Carlyle closes Manor Care deal

Following weeks of labour union protests, government scrutiny and several extensions of the deal’s closing date, Carlyle has completed its $6.3bn buyout of US nursing home chain Manor Care.

The Carlyle Group has closed its $6.3 billion (€4.3 billion) take-private of Manor Care despite labour union attempts to scupper the deal.

“We are pleased with this successful outcome,” Paul Ormon, Manor Care's chief executive, said in a statement. “We look forward to working with Carlyle and continuing to provide quality care to our patients and residents.”

The private equity firm agreed to take the US' largest nursing home chain private in July for $67 per share, which shareholders and the Federal Trade Commission approved.
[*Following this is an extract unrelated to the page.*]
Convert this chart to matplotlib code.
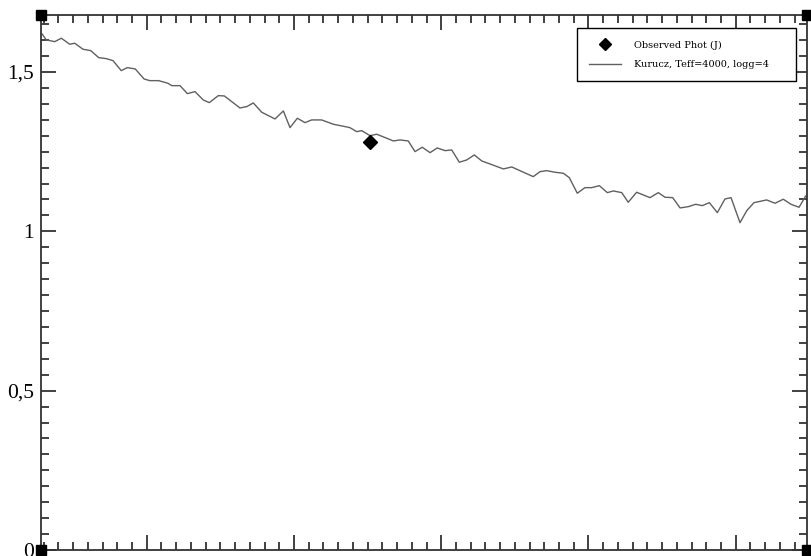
import matplotlib
matplotlib.use("Agg")
import matplotlib.pyplot as plt
from matplotlib.ticker import MultipleLocator, FixedLocator, FuncFormatter

# Model spectrum (Kurucz, Teff=4000, logg=4): wavelength (micron) vs flux
model_wave = [1.0289, 1.0318, 1.0375, 1.0420, 1.0477, 1.0511, 1.0567, 1.0620, 1.0674, 1.0725,
              1.0771, 1.0827, 1.0868, 1.0922, 1.0982, 1.1020, 1.1081, 1.1144, 1.1170, 1.1226,
              1.1276, 1.1328, 1.1384, 1.1425, 1.1486, 1.1527, 1.1633, 1.1679, 1.1724, 1.1781,
              1.1871, 1.1928, 1.1973, 1.2023, 1.2075, 1.2120, 1.2188, 1.2267, 1.2335, 1.2380,
              1.2426, 1.2460, 1.2516, 1.2562, 1.2630, 1.2675, 1.2720, 1.2776, 1.2822, 1.2871,
              1.2924, 1.2973, 1.3026, 1.3071, 1.3123, 1.3173, 1.3225, 1.3275, 1.3331, 1.3422,
              1.3479, 1.3625, 1.3671, 1.3716, 1.3773, 1.3829, 1.3870, 1.3924, 1.3976, 1.4022,
              1.4074, 1.4128, 1.4169, 1.4226, 1.4270, 1.4327, 1.4418, 1.4474, 1.4520, 1.4572,
              1.4622, 1.4678, 1.4728, 1.4773, 1.4821, 1.4875, 1.4927, 1.4968, 1.5029, 1.5075,
              1.5124, 1.5210, 1.5267, 1.5323, 1.5375, 1.5430, 1.5475, 1.5484]
model_flux = [1.6196, 1.6008, 1.5954, 1.6061, 1.5873, 1.5904, 1.5716, 1.5672, 1.5452, 1.5421,
              1.5358, 1.5044, 1.5138, 1.5097, 1.4783, 1.4730, 1.4730, 1.4648, 1.4573, 1.4573,
              1.4322, 1.4385, 1.4124, 1.4040, 1.4259, 1.4250, 1.3873, 1.3914, 1.4030, 1.3738,
              1.3528, 1.3779, 1.3255, 1.3550, 1.3412, 1.3497, 1.3497, 1.3362, 1.3299, 1.3255,
              1.3129, 1.3161, 1.3004, 1.3048, 1.2922, 1.2837, 1.2869, 1.2837, 1.2502, 1.2640,
              1.2470, 1.2618, 1.2533, 1.2555, 1.2169, 1.2241, 1.2398, 1.2210, 1.2115, 1.1959,
              1.2021, 1.1717, 1.1874, 1.1905, 1.1855, 1.1824, 1.1685, 1.1196, 1.1372, 1.1372,
              1.1434, 1.1215, 1.1268, 1.1215, 1.0913, 1.1227, 1.1058, 1.1215, 1.1070, 1.1058,
              1.0735, 1.0775, 1.0850, 1.0807, 1.0901, 1.0587, 1.1017, 1.1058, 1.0273, 1.0650,
              1.0901, 1.0986, 1.0882, 1.1008, 1.0850, 1.0756, 1.1111, 1.1130]

# Observed photometry (J)
obs_wave = [1.2516]
obs_flux = [1.2806]

ytick_values = [0, 0.5, 1, 1.5]
ytick_labels = ["0", "0,5", "1", "1,5"]

fig = plt.figure(figsize=(8.12, 5.56), dpi=100)
ax = fig.add_axes([41 / 812, 6 / 556, 766 / 812, 535 / 556])

line_model, = ax.plot(model_wave, model_flux, color="#606060", lw=1.0,
                      label="Kurucz, Teff=4000, logg=4")
pts_obs, = ax.plot(obs_wave, obs_flux, linestyle="none", marker="D", ms=7,
                   color="black", label="Observed Phot (J)")

ax.set_xlim(1.0282, 1.5484)
ax.set_ylim(0, 1.679)

ax.xaxis.set_major_locator(MultipleLocator(0.1))
ax.xaxis.set_minor_locator(MultipleLocator(0.01))
ax.yaxis.set_major_locator(FixedLocator(ytick_values))
ax.yaxis.set_minor_locator(MultipleLocator(0.05))
ax.yaxis.set_major_formatter(FuncFormatter(
    lambda v, p: dict(zip(ytick_values, ytick_labels)).get(round(v, 2), "")))

ax.tick_params(axis="both", which="both", direction="in", top=True, right=True,
               color="#333333", width=1.3)
ax.tick_params(axis="both", which="major", length=11)
ax.tick_params(axis="both", which="minor", length=5.5)
ax.tick_params(axis="x", which="both", labelbottom=False)
ax.tick_params(axis="y", which="major", pad=5, labelsize=15.5)
for lab in ax.get_yticklabels():
    lab.set_fontfamily("Liberation Serif")

for sp in ax.spines.values():
    sp.set_color("#333333")
    sp.set_linewidth(1.3)

# corner handles
for cx, cy in [(0, 0), (1, 0), (0, 1), (1, 1)]:
    ax.plot([cx], [cy], marker="s", ms=6.5, color="black", transform=ax.transAxes,
            clip_on=False, zorder=10)

leg = ax.legend(handles=[pts_obs, line_model], loc="upper left",
                bbox_to_anchor=((577 - 41) / 766, 1 - 14 / 535, (796 - 577) / 766, 0.001),
                mode="expand",
                prop={"family": "DejaVu Serif", "size": 7},
                frameon=True, fancybox=False, framealpha=1, edgecolor="black",
                handlelength=3.3, handletextpad=1.3, borderpad=1.25,
                labelspacing=1.05, borderaxespad=0)
leg.get_frame().set_linewidth(1.0)
leg.legend_handles[0].set_markersize(6)

fig.savefig("out.png", dpi=100)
But its original 7 November closing date was pushed back at least twice as the Service Employees International Union convinced several state legislatures to hold hearings on the buyout, and in some cases, delay granting the private equity firm necessary operating licenses.

The SEIU, which has been protesting Carlyle for numerous reasons in recent months, launched a campaign against the buyout that it claims is the largest-ever multi-state campaign against a private equity deal. It included demonstrations outside the firm’s Washington DC office, a protest caravan traveling around the country, radio and direct mail ads, blogs and YouTube videos.
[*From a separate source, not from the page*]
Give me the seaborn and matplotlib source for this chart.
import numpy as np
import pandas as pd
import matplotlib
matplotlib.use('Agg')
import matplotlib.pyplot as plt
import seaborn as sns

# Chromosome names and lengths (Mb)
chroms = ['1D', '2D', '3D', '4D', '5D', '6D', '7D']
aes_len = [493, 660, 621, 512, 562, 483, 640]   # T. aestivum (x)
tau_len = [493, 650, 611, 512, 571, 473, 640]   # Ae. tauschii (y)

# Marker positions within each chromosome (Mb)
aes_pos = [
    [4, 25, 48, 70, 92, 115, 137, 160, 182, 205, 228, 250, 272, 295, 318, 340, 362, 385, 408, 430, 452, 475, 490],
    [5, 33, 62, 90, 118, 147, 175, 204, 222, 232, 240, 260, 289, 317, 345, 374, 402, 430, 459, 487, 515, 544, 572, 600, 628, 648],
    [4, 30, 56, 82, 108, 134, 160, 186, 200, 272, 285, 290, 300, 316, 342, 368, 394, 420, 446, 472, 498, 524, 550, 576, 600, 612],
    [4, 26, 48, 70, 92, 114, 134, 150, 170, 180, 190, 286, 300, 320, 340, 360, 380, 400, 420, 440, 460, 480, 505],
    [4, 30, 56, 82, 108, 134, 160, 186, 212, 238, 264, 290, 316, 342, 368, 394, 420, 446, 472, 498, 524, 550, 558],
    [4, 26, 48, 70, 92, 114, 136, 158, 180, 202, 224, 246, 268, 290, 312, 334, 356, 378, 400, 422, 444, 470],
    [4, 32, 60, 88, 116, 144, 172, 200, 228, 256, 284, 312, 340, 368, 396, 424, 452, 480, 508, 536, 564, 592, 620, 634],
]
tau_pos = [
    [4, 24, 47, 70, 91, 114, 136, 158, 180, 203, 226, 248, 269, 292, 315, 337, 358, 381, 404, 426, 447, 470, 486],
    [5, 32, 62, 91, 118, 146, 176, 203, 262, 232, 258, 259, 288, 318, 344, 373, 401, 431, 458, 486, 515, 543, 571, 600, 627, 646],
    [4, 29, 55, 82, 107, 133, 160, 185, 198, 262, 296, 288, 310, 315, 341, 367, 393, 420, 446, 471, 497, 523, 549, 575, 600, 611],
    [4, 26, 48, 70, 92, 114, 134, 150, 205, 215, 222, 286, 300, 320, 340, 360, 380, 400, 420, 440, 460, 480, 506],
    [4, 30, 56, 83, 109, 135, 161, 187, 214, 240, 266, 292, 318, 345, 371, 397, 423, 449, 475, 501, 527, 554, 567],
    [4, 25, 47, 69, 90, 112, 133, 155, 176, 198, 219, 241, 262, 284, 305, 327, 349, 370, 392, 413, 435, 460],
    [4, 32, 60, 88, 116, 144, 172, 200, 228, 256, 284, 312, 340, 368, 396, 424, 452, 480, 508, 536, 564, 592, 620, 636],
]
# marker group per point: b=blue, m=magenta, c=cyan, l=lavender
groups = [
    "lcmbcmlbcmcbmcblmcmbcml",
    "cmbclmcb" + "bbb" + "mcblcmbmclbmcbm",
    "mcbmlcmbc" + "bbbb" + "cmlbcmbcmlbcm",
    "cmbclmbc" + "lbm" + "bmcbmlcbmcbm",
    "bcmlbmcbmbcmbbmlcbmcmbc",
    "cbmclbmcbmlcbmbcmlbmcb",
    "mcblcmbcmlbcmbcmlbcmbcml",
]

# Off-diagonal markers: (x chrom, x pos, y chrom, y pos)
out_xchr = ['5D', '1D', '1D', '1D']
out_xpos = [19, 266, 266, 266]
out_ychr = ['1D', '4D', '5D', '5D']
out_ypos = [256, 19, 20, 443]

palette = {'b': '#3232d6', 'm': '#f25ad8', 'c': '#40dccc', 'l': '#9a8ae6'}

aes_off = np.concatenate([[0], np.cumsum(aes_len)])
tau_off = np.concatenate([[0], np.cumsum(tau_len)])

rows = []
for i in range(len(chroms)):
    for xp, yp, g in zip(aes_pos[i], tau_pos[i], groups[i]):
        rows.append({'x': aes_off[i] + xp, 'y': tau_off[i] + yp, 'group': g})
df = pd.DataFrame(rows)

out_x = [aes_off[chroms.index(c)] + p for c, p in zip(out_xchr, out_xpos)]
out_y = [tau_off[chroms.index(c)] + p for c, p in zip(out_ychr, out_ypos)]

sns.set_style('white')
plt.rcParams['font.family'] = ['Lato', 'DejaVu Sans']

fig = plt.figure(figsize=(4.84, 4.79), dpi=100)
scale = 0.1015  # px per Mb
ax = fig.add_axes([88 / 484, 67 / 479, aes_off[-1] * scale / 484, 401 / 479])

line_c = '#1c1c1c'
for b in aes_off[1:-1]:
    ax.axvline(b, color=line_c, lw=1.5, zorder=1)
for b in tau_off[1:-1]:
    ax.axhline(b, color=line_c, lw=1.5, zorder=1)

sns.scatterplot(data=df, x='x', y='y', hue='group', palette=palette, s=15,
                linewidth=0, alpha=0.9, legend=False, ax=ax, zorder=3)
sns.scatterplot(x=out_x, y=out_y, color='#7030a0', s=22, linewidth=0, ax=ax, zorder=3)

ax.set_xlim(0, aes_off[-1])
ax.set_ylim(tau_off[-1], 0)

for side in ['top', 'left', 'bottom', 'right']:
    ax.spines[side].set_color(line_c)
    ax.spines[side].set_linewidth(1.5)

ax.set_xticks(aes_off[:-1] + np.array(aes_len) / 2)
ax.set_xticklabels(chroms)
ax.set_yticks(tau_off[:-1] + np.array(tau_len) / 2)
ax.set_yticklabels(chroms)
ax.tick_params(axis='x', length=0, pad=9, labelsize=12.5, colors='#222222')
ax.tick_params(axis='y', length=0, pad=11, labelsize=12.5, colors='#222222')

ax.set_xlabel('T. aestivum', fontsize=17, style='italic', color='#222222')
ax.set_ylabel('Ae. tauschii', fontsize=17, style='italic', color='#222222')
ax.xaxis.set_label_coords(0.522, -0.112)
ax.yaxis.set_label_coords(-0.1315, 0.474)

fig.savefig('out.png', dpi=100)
The labour union said on its blog that it launched the campaign because of “growing concern that the Carlyle Group’s focus on its own profits may be coming at a high cost to seniors, taxpayers, and workers” and called on the private equity firm to “put patient care above CEO profits”.
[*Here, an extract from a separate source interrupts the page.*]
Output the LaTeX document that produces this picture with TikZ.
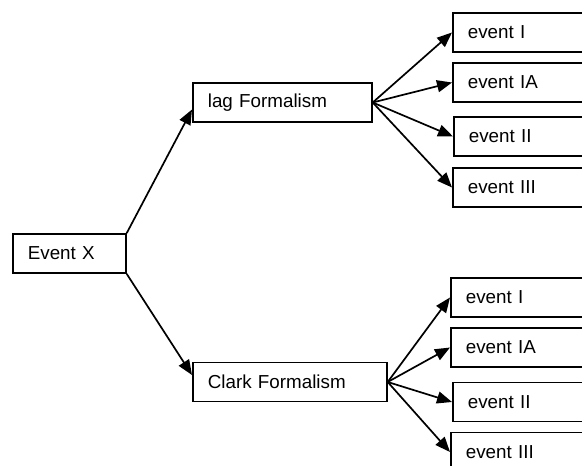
\documentclass[tikz,border=0pt]{standalone}
\usepackage{fontspec}
\setmainfont{Liberation Sans}
\usetikzlibrary{arrows.meta}

\begin{document}
\begin{tikzpicture}[x=1pt,y=-1pt,line width=1.7pt,>={Triangle[length=15pt,width=12pt]}]
\tikzstyle{box}=[rectangle,draw,black,fill=white,anchor=west,minimum height=39pt,inner xsep=15pt,text width=#1,align=left,font=\fontsize{18.8}{22}\selectfont]
\useasboundingbox (0,0) rectangle (582,466);
\clip (0,0) rectangle (582,466);

\node[box=83pt](X) at (12,253.5) {Event X};
\node[box=149pt](lag) at (192,102.5) {lag Formalism};
\node[box=164pt](clark) at (192,382) {Clark Formalism};

% events of both formalisms
\foreach \name/\txt/\x/\y in {lI/event I/452/32.5, lIA/event IA/452/82.5, lII/event II/453/136.5, lIII/event III/452/187.5,
                              cI/event I/450/297.5, cIA/event IA/450/347.5, cII/event II/452/402, cIII/event III/450/452}
  \node[box=130pt](\name) at (\x,\y) {\txt};

\path (X.north east) edge[->] ([yshift=-7pt]lag.west)
      (X.south east) edge[->] ([yshift=7pt]clark.west);

\foreach \e in {lI,lIA,lII,lIII}
  \path (lag.east) edge[->] (\e.west);
\foreach \e in {cI,cIA,cII,cIII}
  \path (clark.east) edge[->] (\e.west);

\end{tikzpicture}
\end{document}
On a federal level, Senators Hillary Clinton, a Democrat representing New York and Presidential candidate, and Charles Grassley, a Republican from Iowa, separately asked the Government Accountability Office to review the deal in October, and in November two congressional committees held hearings examining the effects of private equity ownership on patient care levels.

But at least one House hearing failed to find private equity at fault for substandard care at nursing homes.

“We’ve been looking incorrectly, I think, at private equity today,” said House Ways and Means Health subcommittee chairman Pete Stark. “The question is: Are we to have some minimum standards, as we do with acute care hospitals, for nursing homes to qualify for Medicare?”

Congressional interest in the matter stemmed from a September New York Times article which found through its own research that substandard patient care was prevalent at private equity-owned US nursing home chains. The Times article did not include data on Manor Care nursing homes, however, and Carlyle does not have other nursing home holdings in its portfolio.

Despite the deal’s completion, the SEIU has not ceased issuing Manor Care-related press releases. The labour union is calling on the private equity firm to increase staff levels and is urging various states to continue reviewing the deal.

“Though Carlyle has announced the deal closing, at least seven states have yet to transfer licenses as part of the deal, according to the latest information available to SEIU,” the union said. “SEIU encourages those states to continue their close examinations of the deal and the impacts this deal could have on the fragile seniors in Manor Care homes.”